What is needed
Lines containing the string "seaborn" are to be counted; report the number and nothing more.

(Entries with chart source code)
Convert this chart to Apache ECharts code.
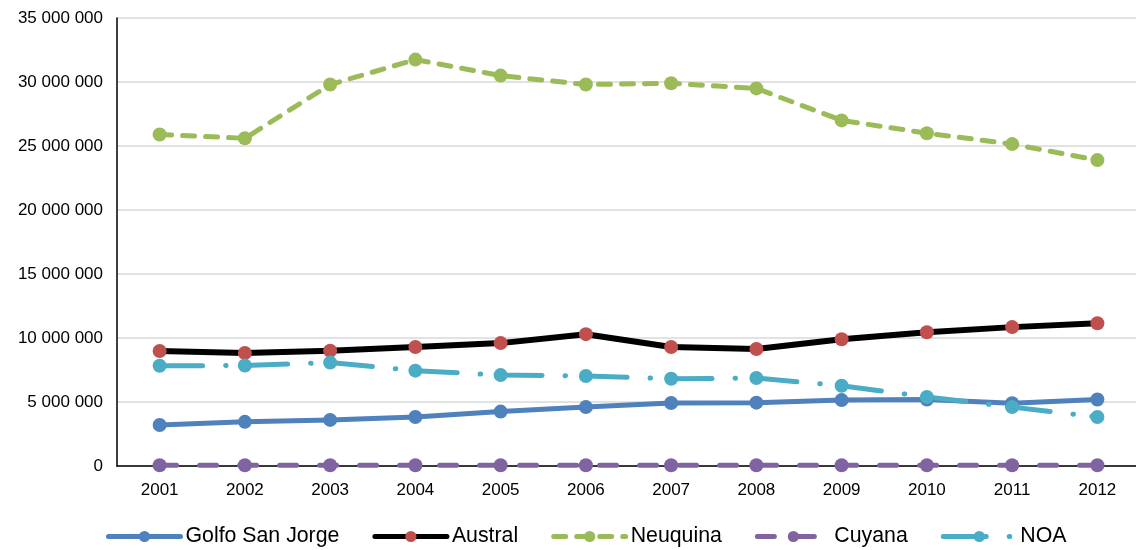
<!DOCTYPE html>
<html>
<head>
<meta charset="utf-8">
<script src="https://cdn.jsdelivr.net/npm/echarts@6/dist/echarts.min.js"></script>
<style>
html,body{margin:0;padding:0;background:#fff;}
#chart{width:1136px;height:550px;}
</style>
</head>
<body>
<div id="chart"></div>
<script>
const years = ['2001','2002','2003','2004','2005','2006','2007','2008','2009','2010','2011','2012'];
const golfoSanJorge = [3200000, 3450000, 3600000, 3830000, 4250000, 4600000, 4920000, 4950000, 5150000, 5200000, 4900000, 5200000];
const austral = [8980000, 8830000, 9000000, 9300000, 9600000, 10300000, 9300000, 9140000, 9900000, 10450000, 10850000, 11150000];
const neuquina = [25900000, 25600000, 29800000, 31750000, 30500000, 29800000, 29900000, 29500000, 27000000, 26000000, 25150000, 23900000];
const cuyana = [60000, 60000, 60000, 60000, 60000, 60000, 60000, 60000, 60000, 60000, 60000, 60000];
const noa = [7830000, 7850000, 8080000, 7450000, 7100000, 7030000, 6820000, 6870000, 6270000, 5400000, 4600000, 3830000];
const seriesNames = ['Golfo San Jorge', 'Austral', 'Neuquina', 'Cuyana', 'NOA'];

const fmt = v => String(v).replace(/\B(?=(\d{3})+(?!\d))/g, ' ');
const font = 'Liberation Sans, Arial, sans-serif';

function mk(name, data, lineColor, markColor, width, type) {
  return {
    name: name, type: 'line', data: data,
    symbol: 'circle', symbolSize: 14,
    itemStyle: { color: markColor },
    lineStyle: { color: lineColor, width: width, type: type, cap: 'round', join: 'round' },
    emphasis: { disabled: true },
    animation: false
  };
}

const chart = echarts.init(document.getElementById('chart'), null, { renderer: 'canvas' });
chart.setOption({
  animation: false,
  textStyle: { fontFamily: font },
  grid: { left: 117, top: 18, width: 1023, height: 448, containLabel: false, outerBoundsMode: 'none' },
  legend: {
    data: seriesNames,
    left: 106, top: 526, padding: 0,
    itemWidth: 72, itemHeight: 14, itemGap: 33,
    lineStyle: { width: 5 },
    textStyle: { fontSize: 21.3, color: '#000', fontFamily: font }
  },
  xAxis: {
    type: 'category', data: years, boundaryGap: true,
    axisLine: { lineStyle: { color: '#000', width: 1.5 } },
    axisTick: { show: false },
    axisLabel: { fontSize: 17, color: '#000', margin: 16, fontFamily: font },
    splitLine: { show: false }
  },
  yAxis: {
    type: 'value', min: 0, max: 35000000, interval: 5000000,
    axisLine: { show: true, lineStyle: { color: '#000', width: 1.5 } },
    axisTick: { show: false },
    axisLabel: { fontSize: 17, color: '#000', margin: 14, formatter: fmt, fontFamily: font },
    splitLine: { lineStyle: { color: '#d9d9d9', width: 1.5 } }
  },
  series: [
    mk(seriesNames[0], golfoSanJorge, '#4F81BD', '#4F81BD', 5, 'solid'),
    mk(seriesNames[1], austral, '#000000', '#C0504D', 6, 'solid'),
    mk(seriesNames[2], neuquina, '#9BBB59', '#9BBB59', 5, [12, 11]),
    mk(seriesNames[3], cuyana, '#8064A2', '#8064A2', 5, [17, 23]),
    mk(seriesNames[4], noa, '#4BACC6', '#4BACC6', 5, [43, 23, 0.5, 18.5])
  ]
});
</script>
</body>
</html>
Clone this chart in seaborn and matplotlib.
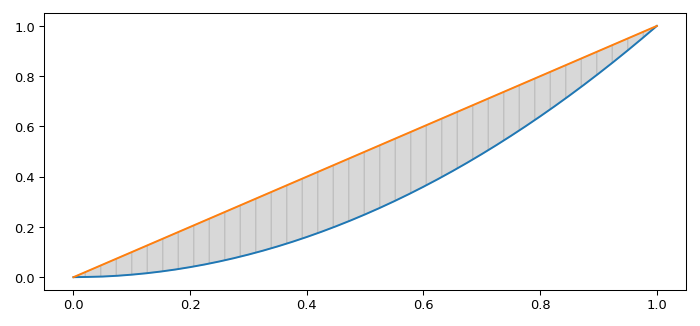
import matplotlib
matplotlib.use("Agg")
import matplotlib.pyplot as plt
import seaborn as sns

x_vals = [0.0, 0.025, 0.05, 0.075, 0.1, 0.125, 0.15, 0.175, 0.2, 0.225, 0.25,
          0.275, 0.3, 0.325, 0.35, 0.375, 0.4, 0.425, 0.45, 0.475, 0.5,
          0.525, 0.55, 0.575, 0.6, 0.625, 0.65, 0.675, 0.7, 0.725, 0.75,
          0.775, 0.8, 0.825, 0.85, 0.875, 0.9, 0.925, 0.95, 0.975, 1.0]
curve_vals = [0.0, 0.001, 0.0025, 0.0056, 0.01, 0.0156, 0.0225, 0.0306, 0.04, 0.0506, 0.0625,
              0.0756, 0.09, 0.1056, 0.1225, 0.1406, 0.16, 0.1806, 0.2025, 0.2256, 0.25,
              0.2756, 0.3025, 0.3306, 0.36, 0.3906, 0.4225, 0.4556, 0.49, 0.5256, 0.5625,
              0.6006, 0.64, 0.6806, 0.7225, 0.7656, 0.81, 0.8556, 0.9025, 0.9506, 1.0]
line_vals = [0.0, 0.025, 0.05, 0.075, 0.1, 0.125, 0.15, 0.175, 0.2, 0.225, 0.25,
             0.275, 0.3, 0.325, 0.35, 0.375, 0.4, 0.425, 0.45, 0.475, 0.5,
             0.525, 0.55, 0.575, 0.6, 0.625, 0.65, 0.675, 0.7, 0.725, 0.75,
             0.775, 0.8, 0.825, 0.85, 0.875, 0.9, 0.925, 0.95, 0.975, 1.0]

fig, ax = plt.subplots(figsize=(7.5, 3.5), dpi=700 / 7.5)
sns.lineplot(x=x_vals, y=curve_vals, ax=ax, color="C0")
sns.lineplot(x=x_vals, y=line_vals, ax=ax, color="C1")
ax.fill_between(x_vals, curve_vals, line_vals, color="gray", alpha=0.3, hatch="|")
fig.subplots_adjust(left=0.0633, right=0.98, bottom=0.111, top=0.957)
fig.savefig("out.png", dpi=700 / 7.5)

Written reply
2